In 1534 St. Ignatius and six of his companions from the university, including St. Francis Xavier, made vows to live in poverty and chastity and to offer themselves to the apostolic service of the pope. The Society of Jesus, or Jesuits, was approved by Pope Paul III. St. Ignatius wrote the Jesuit Constitution and was elected to serve as the first general. The Jesuits went out as missionaries around Europe to create schools, colleges, and seminaries. The first Jesuit college was opened at Messina and its rules and methods were soon followed in other colleges.
St. Ignatius employed his main principle in life to become the Jesuit motto: Ad maiorem Dei gloriam, meaning, for the greater glory of God.

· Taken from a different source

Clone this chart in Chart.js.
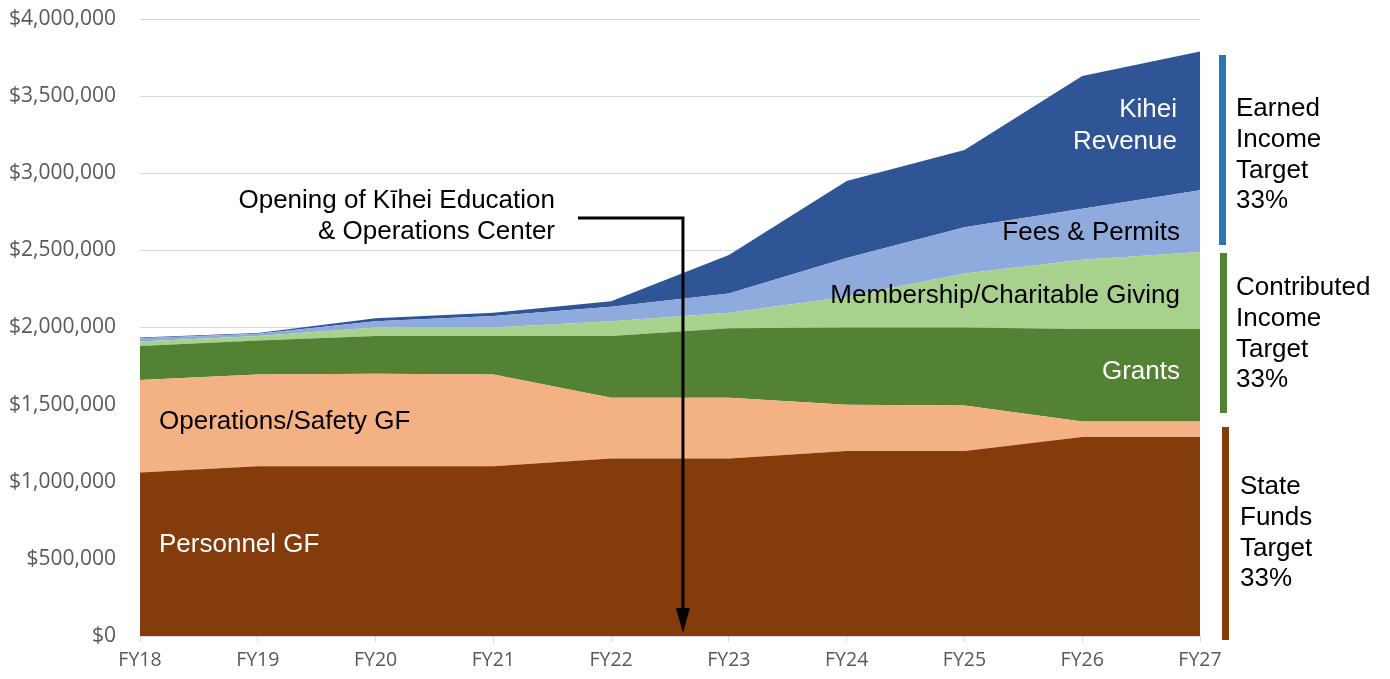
<!DOCTYPE html>
<html>
<head>
<meta charset="utf-8">
<script src="https://cdn.jsdelivr.net/npm/chart.js@4.4.1/dist/chart.umd.min.js"></script>
<style>
  html, body { margin: 0; padding: 0; background: #fff; }
  #wrap { width: 1390px; height: 679px; position: relative; }
</style>
</head>
<body>
<div id="wrap"><canvas id="grafico"></canvas></div>
<script>
// dados (US$)
const anos = ['FY18', 'FY19', 'FY20', 'FY21', 'FY22', 'FY23', 'FY24', 'FY25', 'FY26', 'FY27'];
const personnelGF = [1060000, 1100000, 1100000, 1100000, 1150000, 1150000, 1200000, 1200000, 1290000, 1290000];
const operationsGF = [600000, 595000, 600000, 595000, 395000, 395000, 300000, 295000, 100000, 100000];
const grants = [220000, 220000, 245000, 250000, 400000, 450000, 500000, 505000, 600000, 600000];
const membership = [30000, 30000, 55000, 55000, 95000, 100000, 200000, 350000, 450000, 500000];
const feesPermits = [20000, 15000, 40000, 75000, 95000, 125000, 250000, 300000, 330000, 400000];
const kiheiRevenue = [5000, 5000, 20000, 20000, 35000, 250000, 500000, 500000, 860000, 900000];
const ticksY = [0, 500000, 1000000, 1500000, 2000000, 2500000, 3000000, 3500000, 4000000];

const fonteTexto = '26px "Liberation Sans", Arial, sans-serif';

function serie(label, data, cor, fill) {
  return {
    label: label,
    data: data,
    backgroundColor: cor,
    borderColor: cor,
    borderWidth: 0,
    pointRadius: 0,
    tension: 0,
    fill: fill
  };
}

// textos e seta desenhados por cima do gráfico
const anotacoes = {
  id: 'anotacoes',
  afterDatasetsDraw(chart) {
    const ctx = chart.ctx;
    const x = chart.scales.x;
    ctx.save();
    ctx.font = fonteTexto;
    ctx.textBaseline = 'middle';

    const escreve = (txt, px, py, cor, alinh) => {
      ctx.fillStyle = cor;
      ctx.textAlign = alinh;
      ctx.fillText(txt, px, py);
    };

    escreve('Personnel GF', 159, 545, '#ffffff', 'left');
    escreve('Operations/Safety GF', 159, 422, '#000000', 'left');
    escreve('Grants', 1180, 372, '#ffffff', 'right');
    escreve('Membership/Charitable Giving', 1180, 296, '#000000', 'right');
    escreve('Fees & Permits', 1180, 233, '#000000', 'right');
    escreve('Kihei', 1177, 110, '#ffffff', 'right');
    escreve('Revenue', 1177, 142, '#ffffff', 'right');

    escreve('Opening of Kīhei Education', 555, 201, '#000000', 'right');
    escreve('& Operations Center', 555, 232, '#000000', 'right');

    // seta
    const xs = x.getPixelForValue(4.61);
    const base = chart.scales.y.getPixelForValue(0);
    ctx.strokeStyle = '#000';
    ctx.lineWidth = 3;
    ctx.beginPath();
    ctx.moveTo(578, 218);
    ctx.lineTo(xs, 218);
    ctx.lineTo(xs, base - 26);
    ctx.stroke();
    ctx.fillStyle = '#000';
    ctx.beginPath();
    ctx.moveTo(xs - 7, base - 28);
    ctx.lineTo(xs + 7, base - 28);
    ctx.lineTo(xs, base - 3);
    ctx.closePath();
    ctx.fill();

    // barras de meta à direita
    ctx.fillStyle = '#2E75B6';
    ctx.fillRect(1219, 55, 7, 190);
    ctx.fillStyle = '#548235';
    ctx.fillRect(1220, 253, 7, 160);
    ctx.fillStyle = '#843C0C';
    ctx.fillRect(1222, 427, 7, 213);

    const bloco = (linhas, px, py0) => {
      linhas.forEach((l, i) => escreve(l, px, py0 + i * 30.7, '#000000', 'left'));
    };
    bloco(['Earned', 'Income', 'Target', '33%'], 1236, 109);
    bloco(['Contributed', 'Income', 'Target', '33%'], 1236, 288);
    bloco(['State', 'Funds', 'Target', '33%'], 1240, 487);
    ctx.restore();
  }
};

const ctx = document.getElementById('grafico').getContext('2d');
const grafico = new Chart(ctx, {
  type: 'line',
  data: {
    labels: anos,
    datasets: [
      serie('Personnel GF', personnelGF, '#843C0C', 'origin'),
      serie('Operations/Safety GF', operationsGF, '#F4B183', '-1'),
      serie('Grants', grants, '#548235', '-1'),
      serie('Membership/Charitable Giving', membership, '#A9D18E', '-1'),
      serie('Fees & Permits', feesPermits, '#8FAADC', '-1'),
      serie('Kihei Revenue', kiheiRevenue, '#2F5597', '-1')
    ]
  },
  options: {
    responsive: true,
    maintainAspectRatio: false,
    animation: false,
    layout: { padding: { top: 19, right: 190, bottom: 0, left: 0 } },
    plugins: {
      legend: { display: false },
      tooltip: { enabled: false }
    },
    scales: {
      x: {
        offset: false,
        grid: { drawOnChartArea: false, drawTicks: true, tickLength: 6, color: '#d9d9d9' },
        border: { color: '#d9d9d9', width: 1 },
        ticks: { color: '#595959', padding: 7, maxRotation: 0, font: { family: '"Open Sans", sans-serif', size: 19.5 } },
        afterFit(scale) { scale.height = 43; }
      },
      y: {
        stacked: true,
        min: 0,
        max: 4000000,
        afterBuildTicks(scale) { scale.ticks = ticksY.map(v => ({ value: v })); },
        grid: { color: '#d9d9d9', drawTicks: false },
        border: { display: false },
        ticks: {
          color: '#595959',
          padding: 24,
          font: { family: '"Open Sans", sans-serif', size: 21 },
          callback: v => '$' + Number(v).toLocaleString('en-US')
        },
        afterFit(scale) {
          scale.width = 140;
          scale.paddingTop = 0;
          scale.paddingBottom = 0;
        }
      }
    }
  },
  plugins: [anotacoes]
});
</script>
</body>
</html>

From the beginning, St. Ignatius had a yearning to do something greater with his life. He had the desire placed in his heart for Christ, as we all do, it just took some time to figure out how to decipher his will from God’s will. The amazing thing about St. Ignatius is that everything he did after his conversion was with a passionate love of Christ. The service for others, the catholic education, it all came from this strong powerful desire to foster that relationship. I can only hope to follow his example and love Christ with such fervor.
St. Ignatius was beatified by Pope Paul V on July 27, 1609 and canonized by Pope Gregory XV on March 13, 1622. His feast day is celebrated annually on July 31, the day he died.